First, I would like to say that my father and I have a great relationship now. We're stronger than ever, however, It hasn't always been this way. The past is the past, but it has affected the present.
When I was younger, I remember sitting in the beige lazy boy that my grandpa loved. His print was in it, so I sunk pretty deep into the chair. I remember taking a bath with my rubber duck, my Barbie with butchered hair, and my squeezable bath toy shaped like Ernie from Sesame Street. Once I got out of the tub, I went to my room and packed my clothes. It was Friday, and I was going to spend the weekend with my dad.
Truthfully I hated being separated from my mom. I was attached at the hip, but when it was time to go to my dads I was excited (even if it was only an hour of excitement). I would pack my little bags and grab a few toys. I'd go sit in the lazy boy by the door and wait. I remember waking up in the chair thinking that he must have forgotten to come get me. I asked my mom why he didn't come, and she said that he had to work late again.
Though this was routine at this point, I was very forgiving. I would say OK and go take my things to the room I shared with my grandparents (we stayed at my grandparents a lot, though we did have our own home). I put on my PJ's and went to bed thinking "He'll come next time."
My dad loved living life, and sometimes that came before me. I didn't learn this until I was much older, and able to understand it all. I would have football games to go to because I was a cheerleader, and wanted my dad to come. He had to work most of the time. The same went for my basketball games. Eventually, in my early teenage years, the frustration came when he tried to actually discipline me.
How could he tell me what to do, and he's never here? I became very rebellious and sassy towards everyone. That's something I'm not proud of, but I've learned from it.
The time came for us to start having sex talks and things got awkward. I was a good teen, afraid of STD's and becoming a statistic, but I didn't feel like my dad knew any of that.
The frustration boiled over and we had a big falling out. We eventually sat down and talked about it, and I learned a lot. I learned that my dad wasn't the same as he was 10 years prior, and he learned the same thing. He realized that I was growing up, and I realized that he had grown up also, and cared deeply for all of his children. He wanted the best for us.
Unfortunately, this put certain notions in my head that I'm still struggling with today. My dad was not great during my childhood, but he's gotten better. I've made the mistake of thinking this applies to all men that come into my life.
Recently, I dealt with a guy who didn't really want to spend time with me, but wanted me to do things financially and academically for him. I figured that if I remained loyal and consistent in my actions, he'd grow and become more interested in me. That's where I get into a bit of trouble.
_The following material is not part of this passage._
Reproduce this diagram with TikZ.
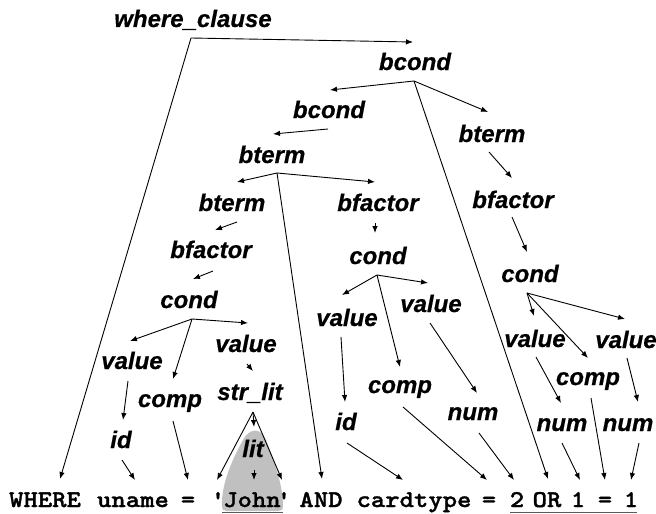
\documentclass[tikz,border=0pt]{standalone}
\usepackage{fontspec}
\setmainfont{Liberation Sans}[BoldItalicFeatures={FakeBold=0.6}]
\newfontfamily\courb{lmmonolt10-bold}[Extension=.otf,FakeStretch=1.14,FakeBold=1.3]
\usetikzlibrary{arrows.meta}
\definecolor{shadegrey}{RGB}{192,192,192}
\definecolor{ulc}{RGB}{90,90,90}
\begin{document}
\begin{tikzpicture}[x=1pt,y=-1pt,
  lbl/.style={anchor=base,inner sep=0pt,font=\fontsize{24}{28}\selectfont\bfseries\itshape},
  tok/.style={anchor=base,inner sep=0pt,font=\fontsize{24}{28}\selectfont\courb},
  arr/.style={line width=0.9pt,-{Latex[length=7pt,width=5.5pt]}},
  ln/.style={line width=0.9pt}]
\useasboundingbox (0,0) rectangle (656,514);
% shaded region around lit
\fill[shadegrey] (222,506) .. controls (221,484) and (233,458) .. (243,440)
  .. controls (249,428) and (261,427) .. (266,440)
  .. controls (273,458) and (283,484) .. (283,506)
  .. controls (283,510) and (281,511) .. (278,511) -- (227,511)
  .. controls (224,511) and (222,510) .. (222,506) -- cycle;
% underlines
\draw[ulc,line width=0.8pt] (222,512) coordinate (u1a) -- (283,512) coordinate (u1b);
\draw[ulc,line width=0.8pt] (510,512) coordinate (u2a) -- (637,512) coordinate (u2b);
% labels
\node[lbl] (wc) at (193,27) {where\_clause};
\node[lbl] (bc1) at (415,70) {bcond};
\node[lbl] (bc2) at (329,118) {bcond};
\node[lbl] (bt3) at (272,163) {bterm};
\node[lbl] (btr) at (492,142) {bterm};
\node[lbl] (bfr) at (513,208) {bfactor};
\node[lbl] (bt4) at (232,211) {bterm};
\node[lbl] (bfm) at (378,211) {bfactor};
\node[lbl] (bfl) at (211,258) {bfactor};
\node[lbl] (cdm) at (378,264) {cond};
\node[lbl] (cdr) at (530,282) {cond};
\node[lbl] (cdl) at (189,308) {cond};
\node[lbl] (vml) at (347,326) {value};
\node[lbl] (vmr) at (431,312) {value};
\node[lbl] (vrl) at (535,347) {value};
\node[lbl] (vrr) at (626,348) {value};
\node[lbl] (vll) at (132,369) {value};
\node[lbl] (vlr) at (246,352) {value};
\node[lbl] (cpl) at (170,407) {comp};
\node[lbl] (cpm) at (400,393) {comp};
\node[lbl] (cpr) at (588,385) {comp};
\node[lbl] (stl) at (250,400) {str\_lit};
\node[lbl] (idl) at (121,448) {id};
\node[lbl] (idm) at (346,430) {id};
\node[lbl] (lit) at (253,457) {lit};
\node[lbl] (nmm) at (473,420) {num};
\node[lbl] (nrl) at (562,431) {num};
\node[lbl] (nrr) at (628,431) {num};
% tokens
\node[tok] (kwhere) at (45,507) {WHERE};
\node[tok] (kuname) at (133,507) {uname};
\node[tok] (keq1) at (188,507) {=};
\node[tok] (kq1) at (218,507) {'};
\node[tok] (kjohn) at (252,507) {John};
\node[tok] (kq2) at (284,507) {'};
\node[tok] (kand) at (321,507) {AND};
\node[tok] (kcard) at (414,507) {cardtype};
\node[tok] (keq2) at (489,507) {=};
\node[tok] (ktwo) at (517,507) {2};
\node[tok] (kor) at (547,507) {OR};
\node[tok] (kone1) at (578,507) {1};
\node[tok] (keq3) at (605,507) {=};
\node[tok] (kone2) at (631,507) {1};
% fork / tip coordinates
\coordinate (fwc) at (191,38);
\coordinate (fbc1) at (414,81);
\coordinate (fbc2) at (328,129);
\coordinate (fbt3) at (277,173);
\coordinate (fbt4) at (237,222);
\coordinate (fbfl) at (213,271);
\coordinate (fcdl) at (192,319);
\coordinate (fvll) at (128,381);
\coordinate (fvlr) at (247,364);
\coordinate (fidl) at (122,460);
\coordinate (fcpl) at (173,421);
\coordinate (fstl) at (253,412);
\coordinate (flit) at (254,470);
\coordinate (fbfm) at (375,223);
\coordinate (fcdm) at (377,275);
\coordinate (fvml) at (341,337);
\coordinate (fvmr) at (430,323);
\coordinate (fidm) at (347,443);
\coordinate (fcpm) at (403,407);
\coordinate (fnmm) at (479,433);
\coordinate (fbtr) at (489,152);
\coordinate (fbfr) at (512,217);
\coordinate (fcdr) at (527,293);
\coordinate (fvrl) at (536,357);
\coordinate (fvrr) at (627,358);
\coordinate (fcpr) at (591,398);
\coordinate (fnrl) at (562,443);
\coordinate (fnrr) at (639,443);
%
\coordinate (tbc1) at (413,42);
\coordinate (twhere) at (60,479);
\coordinate (tbc2) at (330,90);
\coordinate (tbtr) at (488,112);
\coordinate (tor) at (548,479);
\coordinate (tbt3) at (273,134);
\coordinate (tbt4) at (237,182);
\coordinate (tbfm) at (375,182);
\coordinate (tand) at (322,479);
\coordinate (tbfl) at (215,230);
\coordinate (tcdl) at (193,279);
\coordinate (tvll) at (130,341);
\coordinate (tcpl) at (173,379);
\coordinate (tvlr) at (248,323);
\coordinate (tidl) at (123,420);
\coordinate (tstl) at (253,371);
\coordinate (tuname) at (135,480);
\coordinate (teq1) at (188,480);
\coordinate (tq1) at (217,480);
\coordinate (tlit) at (254,427);
\coordinate (tq2) at (282,480);
\coordinate (tjohn) at (254,480);
\coordinate (tcdm) at (375,233);
\coordinate (tvml) at (342,295);
\coordinate (tcpm) at (400,367);
\coordinate (tvmr) at (428,283);
\coordinate (tidm) at (345,402);
\coordinate (tnmm) at (477,393);
\coordinate (tcard) at (403,480);
\coordinate (teq2) at (487,480);
\coordinate (ttwo) at (514,480);
\coordinate (tbfr) at (512,178);
\coordinate (tcdr) at (527,252);
\coordinate (tvrl) at (534,316);
\coordinate (tcpr) at (588,358);
\coordinate (tvrr) at (625,319);
\coordinate (tnrl) at (561,403);
\coordinate (tnrr) at (638,402);
\coordinate (teq3) at (605,480);
\coordinate (tone1) at (580,480);
\coordinate (tone2) at (631,480);
% connectors
\draw[arr] (fwc) -- (tbc1);
\draw[arr] (fwc) -- (twhere);
\draw[arr] (fbc1) -- (tbc2);
\draw[arr] (fbc1) -- (tbtr);
\draw[arr] (fbc1) -- (tor);
\draw[arr] (fbc2) -- (tbt3);
\draw[arr] (fbt3) -- (tbt4);
\draw[arr] (fbt3) -- (tbfm);
\draw[arr] (fbt3) -- (tand);
\draw[arr] (fbt4) -- (tbfl);
\draw[arr] (fbfl) -- (tcdl);
\draw[arr] (fcdl) -- (tvll);
\draw[arr] (fcdl) -- (tcpl);
\draw[arr] (fcdl) -- (tvlr);
\draw[arr] (fvll) -- (tidl);
\draw[arr] (fvlr) -- (tstl);
\draw[arr] (fidl) -- (tuname);
\draw[arr] (fcpl) -- (teq1);
\draw[arr] (fstl) -- (tq1);
\draw[arr] (fstl) -- (tlit);
\draw[arr] (fstl) -- (tq2);
\draw[arr] (flit) -- (tjohn);
\draw[arr] (fbfm) -- (tcdm);
\draw[arr] (fcdm) -- (tvml);
\draw[arr] (fcdm) -- (tcpm);
\draw[arr] (fcdm) -- (tvmr);
\draw[arr] (fvml) -- (tidm);
\draw[arr] (fvmr) -- (tnmm);
\draw[arr] (fidm) -- (tcard);
\draw[arr] (fcpm) -- (teq2);
\draw[arr] (fnmm) -- (ttwo);
\draw[arr] (fbtr) -- (tbfr);
\draw[arr] (fbfr) -- (tcdr);
\draw[arr] (fcdr) -- (tvrl);
\draw[arr] (fcdr) -- (tcpr);
\draw[arr] (fcdr) -- (tvrr);
\draw[arr] (fvrl) -- (tnrl);
\draw[arr] (fvrr) -- (tnrr);
\draw[arr] (fcpr) -- (teq3);
\draw[arr] (fnrl) -- (tone1);
\draw[arr] (fnrr) -- (tone2);
\end{tikzpicture}
\end{document}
I begin to thing that giving my all would produce result, when it only produced low self-esteem. I still struggle with this, but eventually I realized that this man, this boy, was not going to change. I wasted a lot of time depending on this notion that was instilled in me during my childhood.
I know now that just because my dad changed, doesn't mean that anyone else will. I must keep my spirits high until someone worth while comes along. Until then, I'm not waiting on anyone to change. I'm just growing as a person daily, and living life.
It's too short to wait for someone who may not change.